U.S. Senator Tom Cotton:

“Tech companies’ increasing reliance on encryption has turned their platforms into a new, lawless playground of criminal activity. Criminals from child predators to terrorists are taking full advantage. This bill will ensure law enforcement can access encrypted material with a warrant based on probable cause and help put an end to the Wild West of crime on the Internet.”

U.S. Senator Marsha Blackburn:

“User privacy and public safety can and should work in tandem. What we have learned is that in the absence of a lawful warrant application process, terrorists, drug traffickers and child predators will exploit encrypted communications to run their operations”

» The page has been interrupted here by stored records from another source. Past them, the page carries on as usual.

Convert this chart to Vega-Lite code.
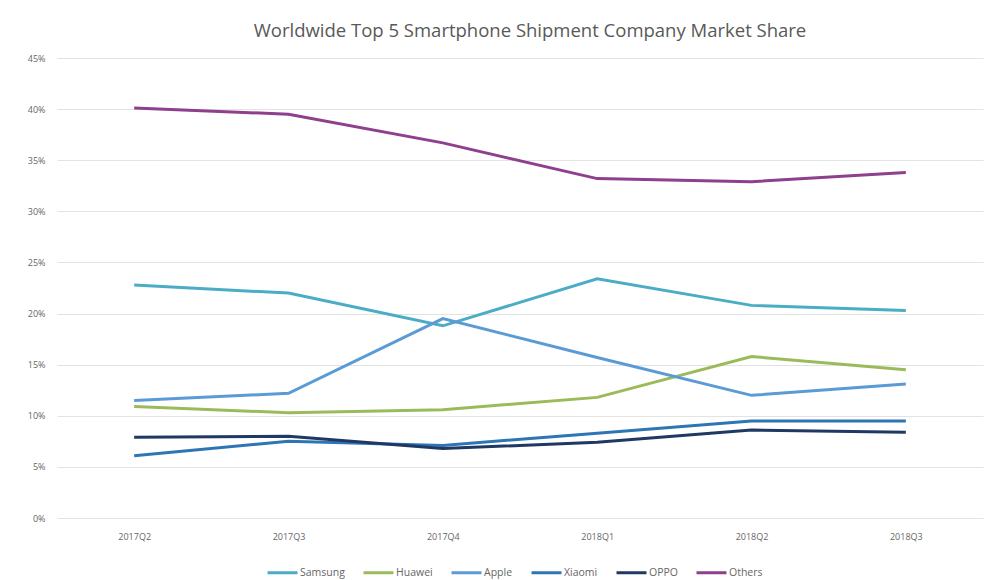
{
  "$schema": "https://vega.github.io/schema/vega-lite/v6.json",
  "width": 926,
  "height": 460,
  "autosize": {"type": "none"},
  "padding": {"left": 57, "top": 58, "right": 10, "bottom": 62},
  "background": "white",
  "title": {"text": "Worldwide Top 5 Smartphone Shipment Company Market Share", "font": "Open Sans", "fontSize": 18.5, "fontWeight": "normal", "color": "#595959", "anchor": "middle", "dx": 10, "offset": 14},
  "config": {"view": {"stroke": null}, "font": "Open Sans"},
  "data": {"values": [
    {"quarter": "2017Q2", "company": "Samsung", "share": 0.228},
    {"quarter": "2017Q3", "company": "Samsung", "share": 0.220},
    {"quarter": "2017Q4", "company": "Samsung", "share": 0.188},
    {"quarter": "2018Q1", "company": "Samsung", "share": 0.234},
    {"quarter": "2018Q2", "company": "Samsung", "share": 0.208},
    {"quarter": "2018Q3", "company": "Samsung", "share": 0.203},
    {"quarter": "2017Q2", "company": "Huawei", "share": 0.109},
    {"quarter": "2017Q3", "company": "Huawei", "share": 0.103},
    {"quarter": "2017Q4", "company": "Huawei", "share": 0.106},
    {"quarter": "2018Q1", "company": "Huawei", "share": 0.118},
    {"quarter": "2018Q2", "company": "Huawei", "share": 0.158},
    {"quarter": "2018Q3", "company": "Huawei", "share": 0.145},
    {"quarter": "2017Q2", "company": "Apple", "share": 0.115},
    {"quarter": "2017Q3", "company": "Apple", "share": 0.122},
    {"quarter": "2017Q4", "company": "Apple", "share": 0.195},
    {"quarter": "2018Q1", "company": "Apple", "share": 0.157},
    {"quarter": "2018Q2", "company": "Apple", "share": 0.120},
    {"quarter": "2018Q3", "company": "Apple", "share": 0.131},
    {"quarter": "2017Q2", "company": "Xiaomi", "share": 0.061},
    {"quarter": "2017Q3", "company": "Xiaomi", "share": 0.075},
    {"quarter": "2017Q4", "company": "Xiaomi", "share": 0.071},
    {"quarter": "2018Q1", "company": "Xiaomi", "share": 0.083},
    {"quarter": "2018Q2", "company": "Xiaomi", "share": 0.095},
    {"quarter": "2018Q3", "company": "Xiaomi", "share": 0.095},
    {"quarter": "2017Q2", "company": "OPPO", "share": 0.079},
    {"quarter": "2017Q3", "company": "OPPO", "share": 0.080},
    {"quarter": "2017Q4", "company": "OPPO", "share": 0.068},
    {"quarter": "2018Q1", "company": "OPPO", "share": 0.074},
    {"quarter": "2018Q2", "company": "OPPO", "share": 0.086},
    {"quarter": "2018Q3", "company": "OPPO", "share": 0.084},
    {"quarter": "2017Q2", "company": "Others", "share": 0.401},
    {"quarter": "2017Q3", "company": "Others", "share": 0.395},
    {"quarter": "2017Q4", "company": "Others", "share": 0.367},
    {"quarter": "2018Q1", "company": "Others", "share": 0.332},
    {"quarter": "2018Q2", "company": "Others", "share": 0.329},
    {"quarter": "2018Q3", "company": "Others", "share": 0.338}
  ]},
  "mark": {"type": "line", "strokeWidth": 3},
  "encoding": {
    "x": {"field": "quarter", "type": "ordinal", "title": null,
      "scale": {"type": "point", "padding": 0.5},
      "axis": {"domain": false, "ticks": false, "labelAngle": 0, "labelFontSize": 9, "labelColor": "#666666", "labelPadding": 14, "grid": false}},
    "y": {"field": "share", "type": "quantitative", "title": null,
      "scale": {"domain": [0, 0.45], "nice": false},
      "axis": {"format": ".0%", "values": [0, 0.05, 0.1, 0.15, 0.2, 0.25, 0.3, 0.35, 0.4, 0.45], "domain": false, "ticks": false, "labelFontSize": 9, "labelColor": "#666666", "labelPadding": 12, "gridColor": "#e3e3e3", "gridWidth": 1}},
    "color": {"field": "company", "type": "nominal", "title": null,
      "scale": {"domain": ["Samsung", "Huawei", "Apple", "Xiaomi", "OPPO", "Others"],
        "range": ["#4bacc6", "#9bbb59", "#5b9bd5", "#2e75b6", "#1f3864", "#8e3f8e"]},
      "legend": {"orient": "none", "legendX": 209, "legendY": 498, "direction": "horizontal", "symbolType": "stroke", "symbolStrokeWidth": 3, "symbolSize": 900, "labelFontSize": 10.5, "labelColor": "#666666", "columnPadding": 12, "labelOffset": 1}}
  }
}
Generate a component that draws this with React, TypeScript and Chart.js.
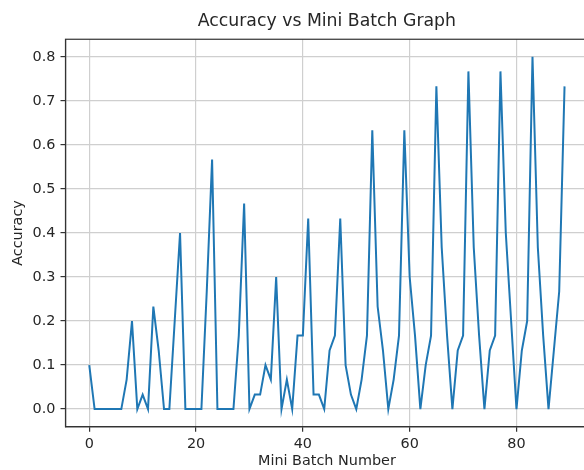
import { useEffect, useRef } from "react";
import { Chart, registerables } from "chart.js";

Chart.register(...registerables);

const chartTitle = "Accuracy vs Mini Batch Graph";
const xLabel = "Mini Batch Number";
const yLabel = "Accuracy";

// accuracy per mini batch (index = mini batch number)
const accuracy = [
  0.1, 0, 0, 0, 0, 0, 0, 0.067, 0.2, 0,
  0.033, 0, 0.233, 0.133, 0, 0, 0.2, 0.4, 0, 0,
  0, 0, 0.267, 0.567, 0, 0, 0, 0, 0.167, 0.467,
  0, 0.033, 0.033, 0.1, 0.067, 0.3, 0, 0.067, 0, 0.167,
  0.167, 0.433, 0.033, 0.033, 0, 0.133, 0.167, 0.433, 0.1, 0.033,
  0, 0.067, 0.167, 0.633, 0.233, 0.133, 0, 0.067, 0.167, 0.633,
  0.3, 0.167, 0, 0.1, 0.167, 0.733, 0.367, 0.167, 0, 0.133,
  0.167, 0.767, 0.367, 0.167, 0, 0.133, 0.167, 0.767, 0.4, 0.2,
  0, 0.133, 0.2, 0.8, 0.367, 0.167, 0, 0.133, 0.267, 0.733,
];

const xTicks = [0, 20, 40, 60, 80];
const yTicks = [0, 0.1, 0.2, 0.3, 0.4, 0.5, 0.6, 0.7, 0.8];

const FONT = "DejaVu Sans";
const TEXT = "#262626";

export default function App() {
  const ref = useRef<HTMLCanvasElement>(null);

  useEffect(() => {
    const canvas = ref.current;
    if (!canvas) return;
    const frame = {
      id: "frame",
      afterDraw(chart: any) {
        const { left, top, right, bottom } = chart.chartArea;
        const ctx = chart.ctx;
        ctx.save();
        ctx.strokeStyle = "#333333";
        ctx.lineWidth = 1.2;
        ctx.strokeRect(left, top, right - left, bottom - top);
        ctx.restore();
      },
    };
    const tickFont = { family: FONT, size: 14.4 };
    const chart = new Chart(canvas, {
      type: "line",
      data: {
        datasets: [
          {
            data: accuracy.map((y, i) => ({ x: i, y })),
            borderColor: "#1f77b4",
            borderWidth: 2,
            pointRadius: 0,
            tension: 0,
            fill: false,
          },
        ],
      },
      options: {
        animation: false,
        responsive: false,
        maintainAspectRatio: false,
        layout: { padding: { left: 0, top: 0, right: 11.7, bottom: 0 } },
        plugins: {
          legend: { display: false },
          tooltip: { enabled: false },
          title: {
            display: true,
            text: chartTitle,
            fullSize: false,
            color: TEXT,
            font: { family: FONT, size: 17.3, weight: "normal" },
            padding: { top: 11.2, bottom: 7.3 },
          },
        },
        scales: {
          x: {
            type: "linear",
            min: -4.45,
            max: 93.45,
            afterBuildTicks: (s: any) => {
              s.ticks = xTicks.map((v) => ({ value: v }));
            },
            afterFit: (s: any) => {
              s.height = 43.3;
            },
            ticks: {
              font: tickFont,
              color: TEXT,
              padding: 4,
              maxRotation: 0,
              autoSkip: false,
              callback: (v: any) => String(v),
            },
            grid: {
              color: "#cfcfcf",
              lineWidth: 1.2,
              tickLength: 5,
              tickColor: "#333333",
              tickWidth: 1.2,
            },
            border: { color: "#333333", width: 1.2 },
            title: {
              display: true,
              text: xLabel,
              color: TEXT,
              font: tickFont,
              padding: { top: 0, bottom: 0 },
            },
          },
          y: {
            type: "linear",
            min: -0.04,
            max: 0.84,
            afterBuildTicks: (s: any) => {
              s.ticks = yTicks.map((v) => ({ value: v }));
            },
            afterFit: (s: any) => {
              s.width = 65.5;
            },
            ticks: {
              font: tickFont,
              color: TEXT,
              padding: 5,
              autoSkip: false,
              callback: (v: any) => Number(v).toFixed(1),
            },
            grid: {
              color: "#cfcfcf",
              lineWidth: 1.2,
              tickLength: 5,
              tickColor: "#333333",
              tickWidth: 1.2,
            },
            border: { color: "#333333", width: 1.2 },
            title: {
              display: true,
              text: yLabel,
              color: TEXT,
              font: tickFont,
              padding: { top: 9.4, bottom: 0 },
            },
          },
        },
      },
      plugins: [frame],
    } as any);
    return () => chart.destroy();
  }, []);

  return (
    <div
      style={{
        position: "fixed",
        left: 0,
        top: 0,
        width: 584,
        height: 470,
        overflow: "hidden",
        background: "#ffffff",
      }}
    >
      <canvas
        ref={ref}
        width={600}
        height={470}
        style={{ display: "block", width: 600, height: 470 }}
      />
    </div>
  );
}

According to those backing the bill, the highlights of the Lawful Access to Encrypted Data Act include:

  • Enables law enforcement to obtain lawful access to encrypted data.
    • Once a warrant is obtained, the bill would require device manufacturers and service providers to assist law enforcement with accessing encrypted data if assistance would aid in the execution of the warrant.
    • In addition, it allows the Attorney General to issue directives to service providers and device manufacturers to report on their ability to comply with court orders, including timelines for implementation.
      • The Attorney General is prohibited from issuing a directive with specific technical steps for implementing the required capabilities.
      • Anyone issued a directive may appeal in federal court to change or set aside the directive.
      • The Government would be responsible for compensating the recipient of a directive for reasonable costs incurred in complying with the directive.
  • Incentivizes technical innovation.
    • Directs the Attorney General to create a prize competition to award participants who create a lawful access solution in an encrypted environment, while maximizing privacy and security.
  • Promotes technical and lawful access training and provides real-time assistance.
    • Funds a grant program within the Justice Department’s National Domestic Communications Assistance Center (NDCAC) to increase digital evidence training for law enforcement and creates a call center for advice and assistance during investigations.

According to the EFF, the Lawful Access to Encrypted Data Act is worse than the EARN IT Act. “We should take every opportunity to tell members of Congress to leave the secure technology we rely on alone,” Andrew Crocker, an EFF attorney, wrote.